Modeling and simulation of analog devices using PRECISE

Abstract

The design and development of computer models to simulate analog devices and their effects on circuit applications has been investigated at length. The focus of this research is the development of theoretical and computer models for discrete devices using the popular simulator PRECISE, PRogram for Evaluating Circuits in an Interactive Simulation Environment [3], using a new method for model construction.

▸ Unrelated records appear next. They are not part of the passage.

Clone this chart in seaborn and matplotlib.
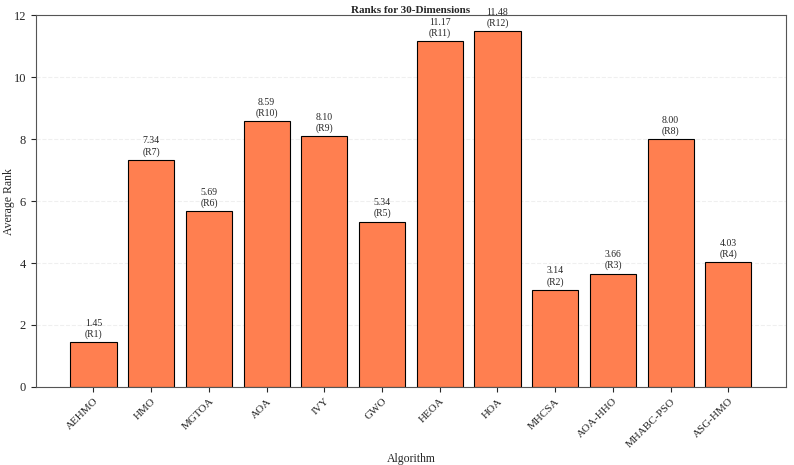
import matplotlib
matplotlib.use("Agg")
import matplotlib.pyplot as plt
import seaborn as sns
import pandas as pd

algorithms = ["AEHMO", "HMO", "MGTOA", "AOA", "IVY", "GWO", "HEOA", "HOA",
              "MHCSA", "AOA-HHO", "MHABC-PSO", "ASG-HMO"]
avg_rank = [1.45, 7.34, 5.69, 8.59, 8.10, 5.34, 11.17, 11.48, 3.14, 3.66, 8.00, 4.03]
final_rank = [1, 7, 6, 10, 9, 5, 11, 12, 2, 3, 8, 4]

df = pd.DataFrame({"Algorithm": algorithms, "Average Rank": avg_rank})

sns.set_style("ticks")
plt.rcParams["font.family"] = ["Liberation Serif", "DejaVu Serif"]

fig, ax = plt.subplots(figsize=(7.94, 4.65), dpi=100)
sns.barplot(data=df, x="Algorithm", y="Average Rank", color="#FF7F50",
            saturation=1, edgecolor="black", linewidth=0.8, width=0.8, ax=ax)

# value + rank label above each bar
for i, (v, r) in enumerate(zip(avg_rank, final_rank)):
    ax.text(i, v + 0.1, f"{v:.2f}\n(R{r})", ha="center", va="bottom", fontsize=7)

ax.set_ylim(0, 12)
ax.set_xlim(-1, 12)
ax.yaxis.grid(True, linestyle="--", alpha=0.3)
ax.set_axisbelow(True)
ax.set_title("Ranks for 30-Dimensions", fontsize=8, fontweight="bold", pad=2)
ax.set_xlabel("Algorithm", fontsize=8.5)
ax.set_ylabel("Average Rank", fontsize=8.5)
ax.xaxis.set_label_coords(0.5, -0.177)
ax.yaxis.set_label_coords(-0.027, 0.5)
plt.setp(ax.get_xticklabels(), rotation=45, ha="right", rotation_mode="anchor", fontsize=8)
ax.tick_params(axis="y", labelsize=9)
for s in ax.spines.values():
    s.set_color("#555555")

fig.subplots_adjust(left=0.045, right=0.99, top=0.967, bottom=0.168)
fig.savefig("out.png", dpi=100)
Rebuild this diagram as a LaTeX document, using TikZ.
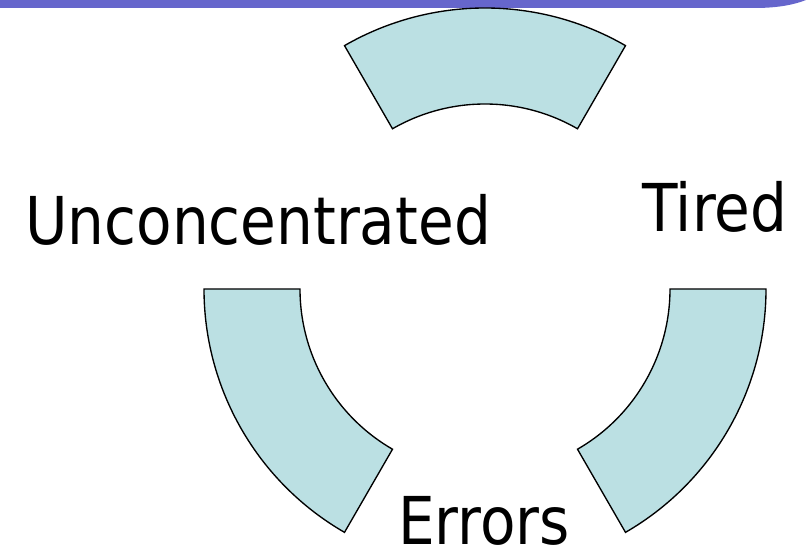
\documentclass[tikz,border=0pt]{standalone}
\usepackage{fontspec}
\usetikzlibrary{calc}
\setmainfont{DejaVu Sans}[FakeStretch=0.88]
\definecolor{segfill}{HTML}{BBE0E3}
\definecolor{barblue}{HTML}{6666CC}
\tikzset{
  seg/.style={fill=segfill, draw=black, line width=1.35bp, line join=miter},
  lbl/.style={anchor=base west, inner sep=0pt, font=\fontsize{66bp}{70bp}\selectfont},
}
\begin{document}
\begin{tikzpicture}[x=1bp,y=1bp]
\useasboundingbox (0,0) rectangle (810,552);
% top bar
\fill[barblue] (0,552) -- (0,544) -- (755,544) .. controls (780,544) and (796,548) .. (806,552) -- cycle;
\coordinate (c) at (485,263);
% segments
\draw[seg] ($(c)+(60:281)$) arc[start angle=60, end angle=120, radius=281]
  -- ($(c)+(120:185)$) arc[start angle=120, end angle=60, radius=185] -- cycle;
\draw[seg] ($(c)+(180:281)$) arc[start angle=180, end angle=240, radius=281]
  -- ($(c)+(240:185)$) arc[start angle=240, end angle=180, radius=185] -- cycle;
\draw[seg] ($(c)+(300:281)$) arc[start angle=300, end angle=360, radius=281]
  -- ($(c)+(360:185)$) arc[start angle=360, end angle=300, radius=185] -- cycle;
% labels
\node[lbl] (unc) at (25,307) {Unconcentrated};
\node[lbl] (tired) at (642,320) {Tired};
\node[lbl] (err) at (398,7) {Errors};
\end{tikzpicture}
\end{document}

This new method develops a model approximating the mathematics of the simulation via perturbations and iterations [19]. The models developed by the new method in each case yield a minimum simulation accuracy of 90 percent in circuit applications. In comparison, models developed by the conventional method, which uses measured data to complete physical constructs of SPICE 2G.6 [5], offer a lower accuracy for the same circuits. Hence, the new method is more effective than the old method and also much faster, since the model generation process is now automated and does not require time-consuming manual measurements and calculations spread out over a long period of time.

With further development, a computer model can also be developed for the theoretical model presented in this thesis for the Gallium Arsenide Metal Semiconductor Field Effect Transistor (GaAs MESFET) device using the same methodology that has been used to develop the computer model for the Bipolar Junction Transistor (BUT) device. Hence this research, in addition to developing a library of a hundred and fifty odd successful models in the PRECISE and SPICE formats for the diode and BUT, can also be used to develop a new model for the GaAs MESFET, which would make both PRECISE and SPICE easier and more user friendly as circuit simulators.